Important note: Information in this article was accurate in 2004. The state of the art may have changed since the publication date.
New Vision - December 14, 2004
Alice Emasu
Nobody explained to her the cause of their deaths.
Mukasa, a resident of Gayaza in Kampala, had depended on the scanty HIV/AIDS information from her five primary-school-going children.
Mukasa's children, particularly, her second daughter, 13, hardly missed a day without sharing information she learnt at school on what HIV/AIDS was and how it was spread. She presented the information through posters, audiotapes using sign language.
Unlike Mukasa, Fiona Nambooze, also a deaf mother in Kampala is ignorant about HIV/AIDS. "AIDS is the same as fever. It is a curse from God to punish couples. It has no cure, but when one is in the good books of God, your life will be spared," she says through Hellen Nambuusi, a sign language interpreter.
But Joyce Nakato's plight is even worse. She is a deaf mother operating a grocery in Kampala. She failed to communicate with Women's Vision because she could not understand the interpreter's sign language.
Mukasa, the Gender and theatre co-ordinator for the Uganda national union of the deaf is lucky because her parents sent her to school. And her children can share with her the HIV/AIDS information they learn at school.
Many deaf people, paricularly women, only get to know about HIV/AIDS after they lose a family member. Unfortunately, due to the stigma and discrimination deaf people face, many fear to approach neighbours and friends and rely on the mercy of God to fight HIV/AIDS.
"I was shocked and puzzled after my uncle and aunt died mysteriously. I was determined to know more about the dreaded scourge. I proceeded to the Uganda Aids commission where I learnt HIV was mainly spread through sex with an infected person."
Mukasa recalls being helped to learn the basics about HIV/AIDS, its spread, prevention, symptoms and signs, positive living, prevention of mother-to-child transmission and the vulnerability of women to HIV/AIDS by Grace Akello, HIV/AIDS trainer then at the Uganda AIDS Commission.
The communication barrier due to lack of a national sign language, Mukasa says, has perpetuated the vulnerability of deaf women to HIV/AIDS.
A few deaf people, who know about HIV/AIDS only know the basics like its definition, which they only learn by searching for information from family, friends, literature and the internet. This is usually possible among the elite group.
Few deaf people understand sign language. Yet there is little effort by the Government to utilise services of those few to train the deaf," regrets the soft-spoken, highly versatile woman. The population of the deaf people is today estimated at 1,000 women and 1,500 men.
She says many deaf people are ignorant about AIDS because their family, especially their parents, think they are not sexually active.

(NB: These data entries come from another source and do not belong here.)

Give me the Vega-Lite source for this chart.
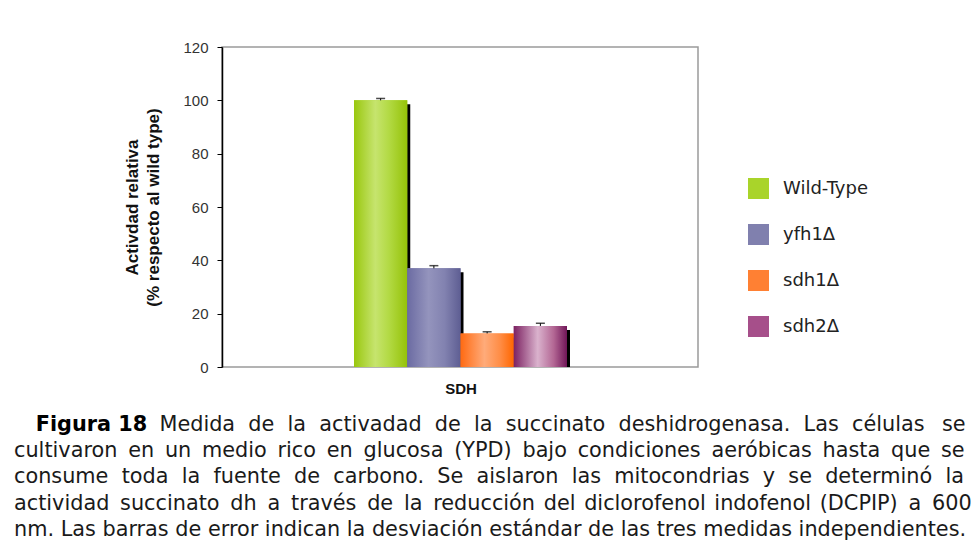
{
  "$schema": "https://vega.github.io/schema/vega-lite/v6.json",
  "width": 476,
  "height": 320,
  "autosize": {"type": "none"},
  "padding": {"left": 222, "top": 47, "right": 282, "bottom": 181},
  "background": "#ffffff",
  "data": {
    "values": [
      {"assay": "SDH", "strain": "Wild-Type", "value": 100, "upper": 100.7},
      {"assay": "SDH", "strain": "yfh1Δ", "value": 37, "upper": 38},
      {"assay": "SDH", "strain": "sdh1Δ", "value": 12.6, "upper": 13.2},
      {"assay": "SDH", "strain": "sdh2Δ", "value": 15.4, "upper": 16.4}
    ]
  },
  "title": {
    "text": "\u200b\u00a0\u00a0\u00a0Figura 18",
    "subtitle": [
      "\u200b\u00a0\u00a0\u00a0\u00a0\u00a0\u00a0\u00a0\u00a0\u00a0\u00a0\u00a0\u00a0\u00a0\u00a0\u00a0\u00a0\u00a0\u00a0\u00a0\u00a0\u00a0\u00a0Medida \u00a0de \u00a0la \u00a0activadad \u00a0de \u00a0la \u00a0succinato \u00a0deshidrogenasa. \u00a0Las \u00a0células \u00a0\u2009se",
      "cultivaron \u2009en \u2009un \u2009medio \u2009rico \u2009en \u2009glucosa \u2009(YPD) \u2009bajo \u2009condiciones \u2009aeróbicas \u2009hasta \u2009que \u2009se",
      "consume \u00a0toda \u00a0la \u00a0fuente \u00a0de \u00a0carbono. \u00a0Se \u00a0aislaron \u00a0las \u00a0mitocondrias \u00a0y \u00a0se \u00a0determinó \u00a0la",
      "actividad \u2009succinato \u2009dh \u2009a \u2009través \u2009de \u2009la \u2009reducción \u200adel \u200adiclorofenol \u200aindofenol \u200a(DCPIP) \u2009a \u2009600",
      "nm. Las barras de error indican la desviación estándar de las tres medidas independientes."
    ],
    "orient": "bottom",
    "anchor": "start",
    "frame": "group",
    "dx": -208,
    "offset": 19,
    "font": "DejaVu Sans",
    "fontSize": 20.8,
    "fontWeight": "bold",
    "color": "#000000",
    "subtitleFont": "DejaVu Sans",
    "subtitleFontSize": 20.8,
    "subtitleFontWeight": "normal",
    "subtitleColor": "#1a1a1a",
    "subtitleLineHeight": 26.3,
    "subtitlePadding": -21
  },
  "encoding": {
    "x": {
      "field": "strain",
      "type": "nominal",
      "sort": ["Wild-Type", "yfh1Δ", "sdh1Δ", "sdh2Δ"],
      "scale": {"paddingInner": 0, "paddingOuter": 0, "range": [132, 345]},
      "axis": {
        "title": "SDH",
        "titleFont": "Liberation Sans",
        "titleFontSize": 15,
        "titleFontWeight": "bold",
        "titleColor": "#111111",
        "titlePadding": 14,
        "labels": false,
        "ticks": false,
        "domain": false
      }
    }
  },
  "layer": [
    {
      "mark": {"type": "bar", "color": "#000000", "xOffset": 3, "x2Offset": 3, "yOffset": 4, "y2Offset": 0},
      "encoding": {
        "y": {"field": "value", "type": "quantitative"},
        "y2": {"datum": 0}
      }
    },
    {
      "mark": {"type": "bar"},
      "encoding": {
        "y": {
          "field": "value",
          "type": "quantitative",
          "scale": {"domain": [0, 120], "nice": false},
          "axis": {
            "title": ["Activdad relativa", "(% respecto al wild type)"],
            "titleFont": "Liberation Sans",
            "titleFontSize": 17,
            "titleFontWeight": "bold",
            "titleColor": "#111111",
            "titleLineHeight": 21,
            "titleAngle": -90,
            "titleBaseline": "alphabetic",
            "titleAlign": "center",
            "titleX": -85,
            "titleY": 160,
            "values": [0, 20, 40, 60, 80, 100, 120],
            "grid": false,
            "domainColor": "#000000",
            "domainWidth": 1.5,
            "tickColor": "#000000",
            "tickSize": 5,
            "labelFont": "Liberation Sans",
            "labelFontSize": 15,
            "labelColor": "#333333",
            "labelPadding": 9
          }
        },
        "color": {
          "field": "strain",
          "type": "nominal",
          "sort": ["Wild-Type", "yfh1Δ", "sdh1Δ", "sdh2Δ"],
          "scale": {
            "domain": ["Wild-Type", "yfh1Δ", "sdh1Δ", "sdh2Δ"],
            "range": ["#a9d42a", "#8080ae", "#ff8033", "#a64f8a"]
          },
          "legend": {
            "title": null,
            "orient": "none",
            "legendX": 526,
            "legendY": 131,
            "padding": 0,
            "symbolType": "square",
            "symbolSize": 441,
            "symbolStrokeWidth": 0,
            "labelFont": "DejaVu Sans",
            "labelFontSize": 18,
            "labelColor": "#222222",
            "labelOffset": 14,
            "rowPadding": 25
          }
        }
      }
    },
    {
      "mark": {"type": "bar"},
      "encoding": {
        "y": {"field": "value", "type": "quantitative"},
        "fill": {
          "condition": [
            {
              "test": "datum.strain === 'Wild-Type'",
              "value": {
                "gradient": "linear", "x1": 0, "y1": 0, "x2": 1, "y2": 0,
                "stops": [
                  {"offset": 0, "color": "#99c70e"},
                  {"offset": 0.4, "color": "#c6e46e"},
                  {"offset": 0.65, "color": "#b3da45"},
                  {"offset": 1, "color": "#95c208"}
                ]
              }
            },
            {
              "test": "datum.strain === 'yfh1Δ'",
              "value": {
                "gradient": "linear", "x1": 0, "y1": 0, "x2": 1, "y2": 0,
                "stops": [
                  {"offset": 0, "color": "#6b6ba2"},
                  {"offset": 0.4, "color": "#9494bd"},
                  {"offset": 0.7, "color": "#8282b0"},
                  {"offset": 1, "color": "#5e5e93"}
                ]
              }
            },
            {
              "test": "datum.strain === 'sdh1Δ'",
              "value": {
                "gradient": "linear", "x1": 0, "y1": 0, "x2": 1, "y2": 0,
                "stops": [
                  {"offset": 0, "color": "#ff6a12"},
                  {"offset": 0.45, "color": "#ffab7a"},
                  {"offset": 0.75, "color": "#ff8c44"},
                  {"offset": 1, "color": "#ff6600"}
                ]
              }
            }
          ],
          "value": {
            "gradient": "linear", "x1": 0, "y1": 0, "x2": 1, "y2": 0,
            "stops": [
              {"offset": 0, "color": "#7c2262"},
              {"offset": 0.45, "color": "#dab2cd"},
              {"offset": 0.75, "color": "#b36794"},
              {"offset": 1, "color": "#701658"}
            ]
          }
        }
      }
    },
    {
      "mark": {"type": "rule", "color": "#000000", "strokeWidth": 1},
      "encoding": {
        "y": {"field": "value", "type": "quantitative"},
        "y2": {"field": "upper"}
      }
    },
    {
      "mark": {"type": "tick", "orient": "horizontal", "color": "#000000", "size": 9, "thickness": 1.5},
      "encoding": {
        "y": {"field": "upper", "type": "quantitative"}
      }
    }
  ],
  "config": {
    "view": {"stroke": "#9a9a9a", "strokeWidth": 1.5}
  }
}
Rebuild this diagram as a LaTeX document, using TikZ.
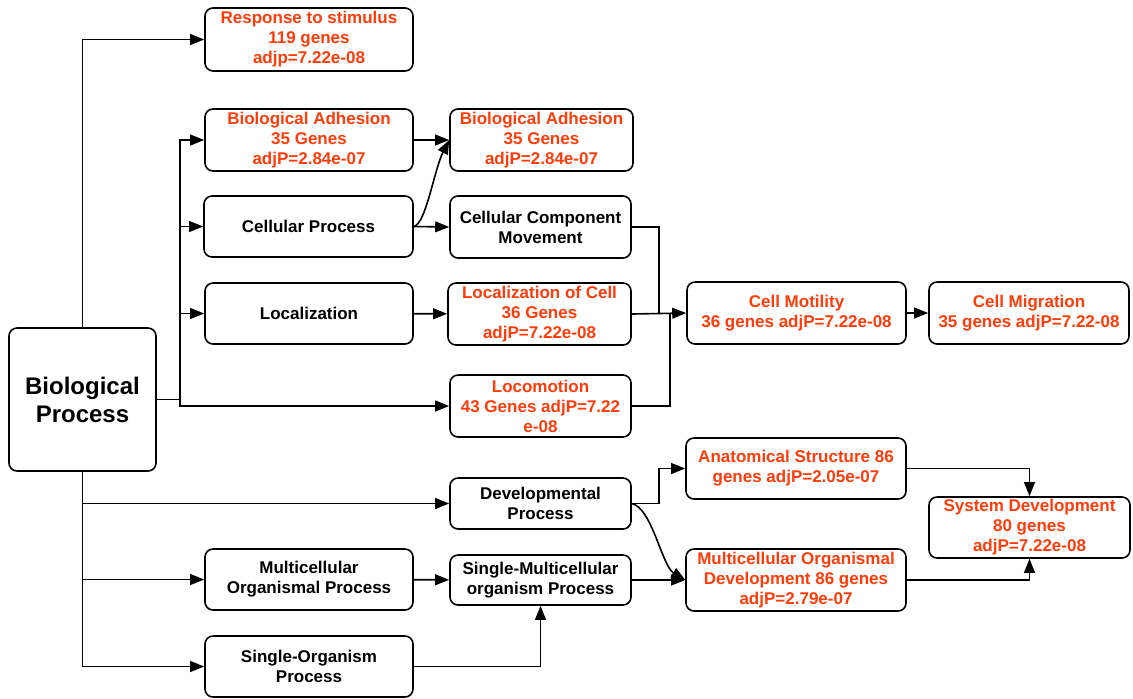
\documentclass[tikz,border=0pt]{standalone}
\usepackage{fontspec}
\setmainfont{Liberation Sans}
\usetikzlibrary{arrows.meta}
\definecolor{hired}{RGB}{255,60,10}
\begin{document}
\begin{tikzpicture}[x=0.5pt,y=-0.5pt,
  box/.style={draw, rounded corners=4pt, line width=0.8pt, align=center, inner sep=0pt,
    font=\bfseries\fontsize{8.5}{10}\selectfont},
  hot/.style={text=hired},
  ln/.style={line width=0.8pt},
  arr/.style={line width=0.8pt, -{Triangle[length=7pt,width=5.4pt]}}]
\useasboundingbox (0,0) rectangle (1133,698);
% nodes
\node[box, minimum width=73.5pt, minimum height=71.5pt, font=\bfseries\fontsize{12}{14}\selectfont] (bp) at (82.5,399.5) {Biological\\Process};
\node[box, hot, minimum width=104pt, minimum height=31.5pt] (resp) at (309,39.5) {Response to stimulus\\119 genes\\adjp=7.22e-08};
\node[box, hot, minimum width=104pt, minimum height=31pt] (ba1) at (309,140) {Biological Adhesion\\35 Genes\\adjP=2.84e-07};
\node[box, minimum width=104.5pt, minimum height=30.5pt] (cp) at (308.5,226.5) {Cellular Process};
\node[box, minimum width=104pt, minimum height=30.5pt] (loc) at (309,313.5) {Localization};
\node[box, minimum width=104pt, minimum height=30.5pt] (mop) at (309,579.5) {Multicellular\\Organismal Process};
\node[box, minimum width=104pt, minimum height=30.5pt] (sop) at (309,666.5) {Single-Organism\\Process};
\node[box, hot, minimum width=91.5pt, minimum height=31pt] (ba2) at (541.5,140) {Biological Adhesion\\35 Genes\\adjP=2.84e-07};
\node[box, minimum width=90.5pt, minimum height=31pt] (ccm) at (540.5,227) {Cellular Component\\Movement};
\node[box, hot, minimum width=91.5pt, minimum height=31pt] (locc) at (539.5,314) {Localization of Cell\\36 Genes\\adjP=7.22e-08};
\node[box, hot, minimum width=90.5pt, minimum height=31pt] (loco) at (540.5,406) {Locomotion\\43 Genes adjP=7.22\\e-08};
\node[box, minimum width=90.5pt, minimum height=25.5pt] (dev) at (540.5,503.5) {Developmental\\Process};
\node[box, minimum width=90.5pt, minimum height=25pt] (smp) at (540.5,580) {Single-Multicellular\\organism Process};
\node[box, hot, minimum width=109.5pt, minimum height=31pt] (cmot) at (796.5,313) {Cell Motility\\36 genes adjP=7.22e-08};
\node[box, hot, minimum width=100pt, minimum height=31pt] (cmig) at (1029,313) {Cell Migration\\35 genes adjP=7.22-08};
\node[box, hot, minimum width=110pt, minimum height=30.5pt] (anat) at (796,468.5) {Anatomical Structure 86\\genes adjP=2.05e-07};
\node[box, hot, minimum width=110pt, minimum height=31pt] (mod) at (796,580) {Multicellular Organismal\\Development 86 genes\\adjP=2.79e-07};
\node[box, hot, minimum width=100.5pt, minimum height=30.5pt] (sysd) at (1029.5,527.5) {System Development\\80 genes\\adjP=7.22e-08};
% junctions
\coordinate (j1) at (180,399.5);
\coordinate (m1) at (659,313);
\coordinate (m2) at (670,313);
\coordinate (d1) at (659,503.5);
% connectors
\draw[arr] (bp.north) |- (resp.west);
\draw[ln] (bp.east) -- (j1);
\draw[arr] (j1) |- (ba1.west);
\draw[arr] (j1) |- (cp.west);
\draw[arr] (j1) |- (loc.west);
\draw[arr] (j1) |- (loco.west);
\draw[arr] (bp.south) |- (dev.west);
\draw[arr] (bp.south) |- (mop.west);
\draw[arr] (bp.south) |- (sop.west);
\draw[arr] (ba1) -- (ba2);
\draw[arr] (cp.east) .. controls (426,224) and (434,170) .. (ba2.west);
\draw[arr] (cp.east) -- (ccm.west);
\draw[arr] (loc) -- (locc);
\draw[ln] (ccm.east) -| (m1);
\draw[ln] (loco.east) -| (m2);
\draw[arr] (locc.east) -- (cmot.west);
\draw[arr] (cmot) -- (cmig);
\draw[ln] (dev.east) -- (d1);
\draw[arr] (d1) |- (anat.west);
\draw[arr] (dev.east) .. controls (652,508) and (662,566) .. (mod.west);
\draw[arr] (mop) -- (smp);
\draw[arr] (sop.east) -| (smp.south);
\draw[arr] (smp) -- (mod);
\draw[arr] (anat.east) -| (sysd.north);
\draw[arr] (mod.east) -| (sysd.south);
\end{tikzpicture}
\end{document}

Mukasa says also husbands of deaf women underlook the sexual needs of their deaf wives because they think these women cannot get sex from other men, a practice she says exposes many deaf people to HIV/AIDS. "When AIDs gets into the deaf people's community, it spreads like fire. Deaf people tend to associate a lot sexually amongst themselves."
Mukasa, who has begun training deaf women on care and counselling for people living with HIV/AIDS, regrets many deaf people do not understand the national sign language.
"When I visited Masaka last week, I was shocked to learn that majority of the deaf could not understand me. A number of them preferred to use gestures. You had to do it repeatedly in order to make them understand a point. the situation is worse for the deaf women in moroto because most of them have never been to school," she says.
The discrimination of the deaf is what Mukasa thinks is a stumbling block in the fight against HIV/AIDS. Society doesn't address the deaf people by their names, but by the stigmatising name 'Kasiru' (the daft). The most affected are the women because society doesn't expect them to produce normal children.
Many people think that deaf women produce deaf children and this deters deaf women from having stable relationships with the men, who approach them thus exposing them to HIV/AIDS," observes Mukasa whose five children are not deaf.
She cites a nasty scenario when she visited Kampala City Council offices to encourage them to incorporate the deaf and blind people into their HIV/AIDs programmes. "My pleas were rejected. I was told it would be costly for them to hire interpreters. My efforts to speak to the Mayor were also frustrated by the junior staff, who could not allow me to access him.
"How I wish I could meet President Museveni and the Kampala Mayor face to face, to make them understand the plight of the deaf."
Margaret Baba diri, MP for people with disabilities says there is no specific HIV/AIDS programme for the deaf and the blind.
She says the challenge is for the deaf and blind to benefit from the HIV/AIDS campaign messages. But this requires the Government to hire or train more sign interpreters.